Oral Tribology of Regular and Diet Cola Drinks
Researcher: Dr Sophie Bozorgi
Supervisor: Dr Tom Reddyhoff, Dr Connor Myant
Sponsor: Pepsi Co.
This project is a collaboration between PepsiCo, Kings College and Imperial College London, and is investigating the links between the tribological/rheological characteristics of saliva and mouthfeel. The goal is to understand how beverages interact with saliva and how this interaction affects the lubricating conditions within the mouth. This will providing a greater understanding of how beverage formulation affects mouth feel and taste perception.
Origins of Ostheoarthritis
Researcher: Maryam Imani Masouleh
Supervisor: Professor Daniele Dini
Osteoarthritis (OA) is a common form of arthritis that causes joint degradation and affects up to 15% of the adult population.
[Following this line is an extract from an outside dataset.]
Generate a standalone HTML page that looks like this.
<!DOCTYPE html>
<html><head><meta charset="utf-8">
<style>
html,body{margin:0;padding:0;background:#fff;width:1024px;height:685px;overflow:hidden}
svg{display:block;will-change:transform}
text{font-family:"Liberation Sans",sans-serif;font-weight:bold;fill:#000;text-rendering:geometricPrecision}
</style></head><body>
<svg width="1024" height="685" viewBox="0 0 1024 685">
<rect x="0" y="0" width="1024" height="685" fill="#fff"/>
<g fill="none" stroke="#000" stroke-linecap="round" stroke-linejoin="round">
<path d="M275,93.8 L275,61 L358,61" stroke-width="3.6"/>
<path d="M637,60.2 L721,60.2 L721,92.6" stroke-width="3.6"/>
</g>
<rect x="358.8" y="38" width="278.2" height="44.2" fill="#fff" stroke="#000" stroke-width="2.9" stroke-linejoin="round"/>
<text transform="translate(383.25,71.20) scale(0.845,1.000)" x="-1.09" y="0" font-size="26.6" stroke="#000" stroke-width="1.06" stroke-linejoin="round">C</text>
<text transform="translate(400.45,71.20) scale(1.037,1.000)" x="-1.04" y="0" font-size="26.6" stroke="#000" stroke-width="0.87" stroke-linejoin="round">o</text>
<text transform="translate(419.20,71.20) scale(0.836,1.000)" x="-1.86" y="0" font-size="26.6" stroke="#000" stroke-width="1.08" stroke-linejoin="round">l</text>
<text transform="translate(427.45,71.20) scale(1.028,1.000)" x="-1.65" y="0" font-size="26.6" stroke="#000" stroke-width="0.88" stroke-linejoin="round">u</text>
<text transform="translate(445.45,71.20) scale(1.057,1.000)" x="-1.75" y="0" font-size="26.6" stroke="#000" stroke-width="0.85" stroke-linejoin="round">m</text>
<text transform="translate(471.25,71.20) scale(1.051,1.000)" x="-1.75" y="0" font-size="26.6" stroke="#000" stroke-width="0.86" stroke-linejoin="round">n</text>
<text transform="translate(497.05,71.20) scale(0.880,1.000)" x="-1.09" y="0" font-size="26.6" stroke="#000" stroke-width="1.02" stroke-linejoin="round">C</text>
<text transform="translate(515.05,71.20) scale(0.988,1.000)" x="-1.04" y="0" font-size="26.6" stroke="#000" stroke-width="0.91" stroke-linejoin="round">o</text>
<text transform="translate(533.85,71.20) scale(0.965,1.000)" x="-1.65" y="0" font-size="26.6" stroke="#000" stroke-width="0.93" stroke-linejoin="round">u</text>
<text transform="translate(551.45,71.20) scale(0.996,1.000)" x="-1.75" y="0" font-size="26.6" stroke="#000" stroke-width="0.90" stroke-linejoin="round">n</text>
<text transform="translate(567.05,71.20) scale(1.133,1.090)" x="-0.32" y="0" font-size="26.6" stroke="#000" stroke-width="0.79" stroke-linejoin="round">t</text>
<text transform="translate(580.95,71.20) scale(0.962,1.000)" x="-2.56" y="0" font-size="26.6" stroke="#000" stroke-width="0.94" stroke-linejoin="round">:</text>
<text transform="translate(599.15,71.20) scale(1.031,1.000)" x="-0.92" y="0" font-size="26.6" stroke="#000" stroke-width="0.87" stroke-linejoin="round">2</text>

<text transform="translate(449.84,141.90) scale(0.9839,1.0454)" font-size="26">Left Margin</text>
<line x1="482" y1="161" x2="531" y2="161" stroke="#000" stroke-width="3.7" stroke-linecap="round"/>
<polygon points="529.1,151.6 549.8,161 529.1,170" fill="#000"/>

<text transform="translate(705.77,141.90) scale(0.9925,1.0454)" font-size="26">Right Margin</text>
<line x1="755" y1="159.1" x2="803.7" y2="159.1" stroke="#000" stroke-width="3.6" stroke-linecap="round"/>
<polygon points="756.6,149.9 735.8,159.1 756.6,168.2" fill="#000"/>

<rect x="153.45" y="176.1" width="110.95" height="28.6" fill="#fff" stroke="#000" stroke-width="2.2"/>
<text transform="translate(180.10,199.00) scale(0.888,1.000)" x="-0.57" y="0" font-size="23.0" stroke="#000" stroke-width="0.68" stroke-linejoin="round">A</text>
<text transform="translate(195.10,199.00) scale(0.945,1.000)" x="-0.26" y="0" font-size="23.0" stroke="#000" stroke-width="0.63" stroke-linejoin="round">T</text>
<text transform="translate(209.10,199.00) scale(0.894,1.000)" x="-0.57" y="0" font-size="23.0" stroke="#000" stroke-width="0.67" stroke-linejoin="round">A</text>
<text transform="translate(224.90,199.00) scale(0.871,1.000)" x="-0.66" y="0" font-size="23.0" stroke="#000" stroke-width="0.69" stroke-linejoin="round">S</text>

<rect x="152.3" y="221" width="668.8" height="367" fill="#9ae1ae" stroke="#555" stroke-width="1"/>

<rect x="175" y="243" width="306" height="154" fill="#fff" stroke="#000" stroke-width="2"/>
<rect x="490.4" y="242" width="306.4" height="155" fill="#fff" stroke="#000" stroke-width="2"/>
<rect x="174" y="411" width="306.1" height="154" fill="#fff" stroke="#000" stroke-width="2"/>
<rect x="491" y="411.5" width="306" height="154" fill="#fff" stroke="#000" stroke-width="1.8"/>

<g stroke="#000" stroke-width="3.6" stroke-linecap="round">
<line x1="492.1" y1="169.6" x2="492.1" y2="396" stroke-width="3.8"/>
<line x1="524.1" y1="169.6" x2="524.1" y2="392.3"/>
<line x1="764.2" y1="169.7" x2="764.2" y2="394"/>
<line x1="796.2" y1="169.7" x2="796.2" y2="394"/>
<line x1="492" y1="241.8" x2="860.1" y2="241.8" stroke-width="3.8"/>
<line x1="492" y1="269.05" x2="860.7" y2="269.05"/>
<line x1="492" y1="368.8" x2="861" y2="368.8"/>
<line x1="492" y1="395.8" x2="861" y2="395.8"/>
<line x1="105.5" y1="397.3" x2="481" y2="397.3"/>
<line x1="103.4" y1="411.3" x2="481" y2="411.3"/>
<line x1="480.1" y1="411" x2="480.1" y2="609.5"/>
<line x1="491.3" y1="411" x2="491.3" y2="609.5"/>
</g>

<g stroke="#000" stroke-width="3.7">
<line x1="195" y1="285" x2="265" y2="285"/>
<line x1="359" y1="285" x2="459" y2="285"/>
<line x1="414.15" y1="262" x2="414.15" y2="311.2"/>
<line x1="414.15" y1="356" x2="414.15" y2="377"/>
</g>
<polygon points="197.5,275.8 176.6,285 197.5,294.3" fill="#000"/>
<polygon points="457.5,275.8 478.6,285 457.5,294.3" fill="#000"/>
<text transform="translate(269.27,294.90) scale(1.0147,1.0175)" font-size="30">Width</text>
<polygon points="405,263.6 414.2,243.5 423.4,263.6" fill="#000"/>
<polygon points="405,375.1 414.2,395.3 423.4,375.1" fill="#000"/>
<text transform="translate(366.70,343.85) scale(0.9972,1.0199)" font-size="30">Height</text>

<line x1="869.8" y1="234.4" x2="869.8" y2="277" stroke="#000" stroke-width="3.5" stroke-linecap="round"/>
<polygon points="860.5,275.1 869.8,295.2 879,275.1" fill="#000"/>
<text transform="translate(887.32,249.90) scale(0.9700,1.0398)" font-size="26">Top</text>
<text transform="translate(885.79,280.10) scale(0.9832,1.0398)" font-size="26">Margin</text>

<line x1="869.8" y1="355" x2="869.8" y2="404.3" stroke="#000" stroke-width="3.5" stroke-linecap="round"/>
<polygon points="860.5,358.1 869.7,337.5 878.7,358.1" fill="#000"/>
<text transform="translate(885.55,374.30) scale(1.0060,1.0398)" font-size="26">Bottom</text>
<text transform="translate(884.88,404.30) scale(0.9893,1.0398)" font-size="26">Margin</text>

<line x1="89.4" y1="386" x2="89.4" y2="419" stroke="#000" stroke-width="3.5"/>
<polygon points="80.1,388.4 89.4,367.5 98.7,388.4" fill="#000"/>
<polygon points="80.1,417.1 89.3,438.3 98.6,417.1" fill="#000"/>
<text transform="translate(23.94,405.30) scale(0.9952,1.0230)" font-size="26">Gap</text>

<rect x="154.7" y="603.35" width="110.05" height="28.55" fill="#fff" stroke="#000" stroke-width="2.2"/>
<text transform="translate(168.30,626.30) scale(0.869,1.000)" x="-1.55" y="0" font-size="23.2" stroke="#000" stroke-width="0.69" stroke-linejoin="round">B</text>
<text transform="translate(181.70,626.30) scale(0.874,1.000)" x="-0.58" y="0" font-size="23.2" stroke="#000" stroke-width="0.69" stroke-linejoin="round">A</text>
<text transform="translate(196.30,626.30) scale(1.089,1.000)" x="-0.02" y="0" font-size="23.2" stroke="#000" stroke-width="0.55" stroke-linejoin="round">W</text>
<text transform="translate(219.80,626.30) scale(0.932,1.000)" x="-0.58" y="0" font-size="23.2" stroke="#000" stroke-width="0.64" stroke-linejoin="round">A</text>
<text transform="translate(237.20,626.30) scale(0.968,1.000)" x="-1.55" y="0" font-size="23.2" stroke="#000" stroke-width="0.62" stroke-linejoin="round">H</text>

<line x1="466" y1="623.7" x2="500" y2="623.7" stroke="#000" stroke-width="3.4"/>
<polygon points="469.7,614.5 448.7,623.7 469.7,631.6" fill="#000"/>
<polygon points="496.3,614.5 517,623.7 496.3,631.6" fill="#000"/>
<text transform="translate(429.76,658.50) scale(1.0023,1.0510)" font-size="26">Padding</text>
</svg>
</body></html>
It is characterized by chronic and irreversible degeneration of articular cartilage (AC). Hemiarthoplasty is a surgical procedure, where the diseased (OA) cartilage on one side of the joint is replaced with an implant, while the other side remains intact. A key factor in determining the longevity of the implant is the friction properties of the material used as a counter-surface in contact with AC and their effect on the mechanical characteristics of the tissue.
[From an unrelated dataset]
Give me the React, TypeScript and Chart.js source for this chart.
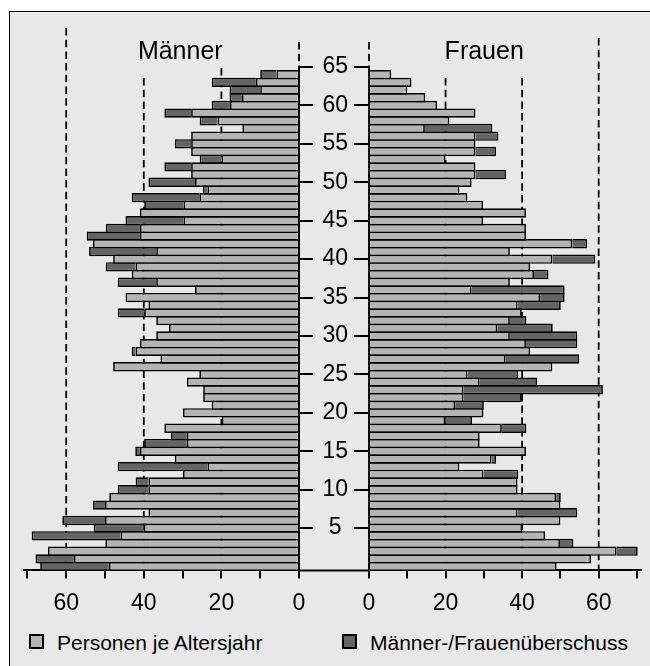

The main aim of this study is to analyse the mechanical and frictional response of different shoulder humeral component materials against the natural glenoid. This has been developed as a two stage process. Initially, friction and wear properties of four different grades of human osteoarthritic AC were measured using pin-on-disc technique against three major types of implant materials used in hemiarthoplasty including Cobalt-Chromium alloy (Co-Cr), Ceramic (Al2O3) and Polycarbonate-urethane (PCU) polymer. The second stage of this study focuses on creating a model more anatomically realistic of the hemi-replaced shoulder joint and assesses the cartilage mechanical behaviour. A custom made joint simulator has been built and will be used to investigate the response of shoulder joints under representative loads. The glenoid will be tested against different humeral component materials to understand the friction/wear response of the cartilage. The correlation between mechanically/enzymatically damaged and healthy cartilage will be investigated. Histological analysis will be performed on the tissue to observe any structural changes due to wear. The results from this study can aid the surgeons to choose the best possible material for hemiarthoplasty according to the disease state of the patient.
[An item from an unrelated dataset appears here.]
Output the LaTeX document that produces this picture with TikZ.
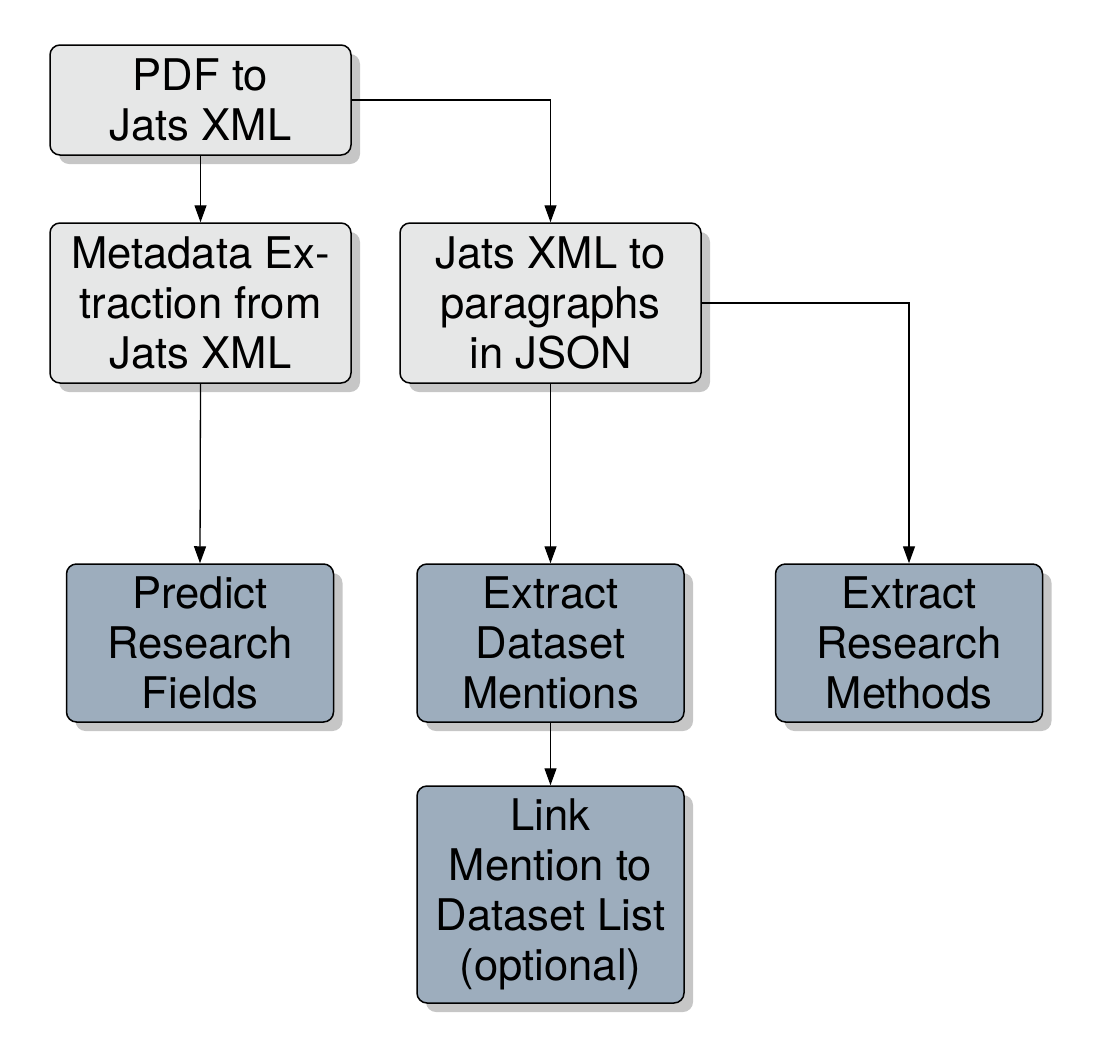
\documentclass[tikz,border=0pt]{standalone}
\usepackage{fontspec}
\setmainfont{TeX Gyre Heros}
\usetikzlibrary{arrows.meta,shadows}
\definecolor{boxgray}{RGB}{230,231,231}
\definecolor{boxblue}{RGB}{157,173,189}
\tikzset{
  box/.style={draw=black, line width=0.75pt, rounded corners=5pt, inner sep=0pt,
    align=center, font=\fontsize{21.8}{25}\selectfont,
    drop shadow={shadow xshift=4.5pt, shadow yshift=-4.5pt, fill=black!28, opacity=0.8}},
  graybox/.style={box, fill=boxgray, minimum width=150.5pt},
  bluebox/.style={box, fill=boxblue, minimum width=133.5pt},
  arr/.style={draw=black, line width=0.65pt, -{Triangle[length=8.5pt,width=6pt]}}
}
\begin{document}
\begin{tikzpicture}[x=0.5pt,y=-0.5pt]
\useasboundingbox (0,0) rectangle (1115,1061);
\node[graybox, minimum height=55pt] (pdf) at (200.5,100) {PDF to\\Jats XML};
\node[graybox, minimum height=80pt] (meta) at (200.5,303) {Metadata Ex-\\traction from\\Jats XML};
\node[graybox, minimum height=80pt] (jats) at (550.5,303) {Jats XML to\\paragraphs\\in JSON};
\node[bluebox, minimum height=79pt] (pred) at (200,643) {Predict\\Research\\Fields};
\node[bluebox, minimum height=79pt] (ds) at (550.5,643) {Extract\\Dataset\\Mentions};
\node[bluebox, minimum height=79pt] (meth) at (909,643) {Extract\\Research\\Methods};
\node[bluebox, minimum height=108.5pt] (link) at (550.5,894.5) {Link\\Mention to\\Dataset List\\(optional)};
\draw[arr] (pdf.south) -- (meta.north);
\draw[arr] (pdf.east) -| (jats.north);
\draw[arr] (meta.south) -- (pred.north);
\draw[arr] (jats.south) -- (ds.north);
\draw[arr] (jats.east) -| (meth.north);
\draw[arr] (ds.south) -- (link.north);
\end{tikzpicture}
\end{document}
The Fundamentals of the Tribology of Shaving
Researcher: Suzannah Whitehouse
Supervisor: Dr Philippa Cann, Professor Daniele Dini, Dr Connor Myant
This project looks to gain a fundamental understanding of shaving tribology and the lubrication within the skin-razor cartridge interface. Tribology is the study of friction, wear and lubrication; the science of interacting surfaces in relative motion. As such, shaving is a complex tribological system and is affected by the skin, hair, shaving cartridge and lubricant.
The aim is to understand the fundamental mechanisms of the skin-cartridge interface, the impact of cartridge design on fluid flow through the skin-cartridge contact and the effect of lubricant chemistry and film thickness on friction. These aspects of shaving will be explored through skin-cartridge model experiments conducted under controlled conditions. The model experiments fall into three main categories: friction measurements (MTM – effect of lubricant on friction), film thickness measurements (laser induced fluorescence) and lubricant chemistry.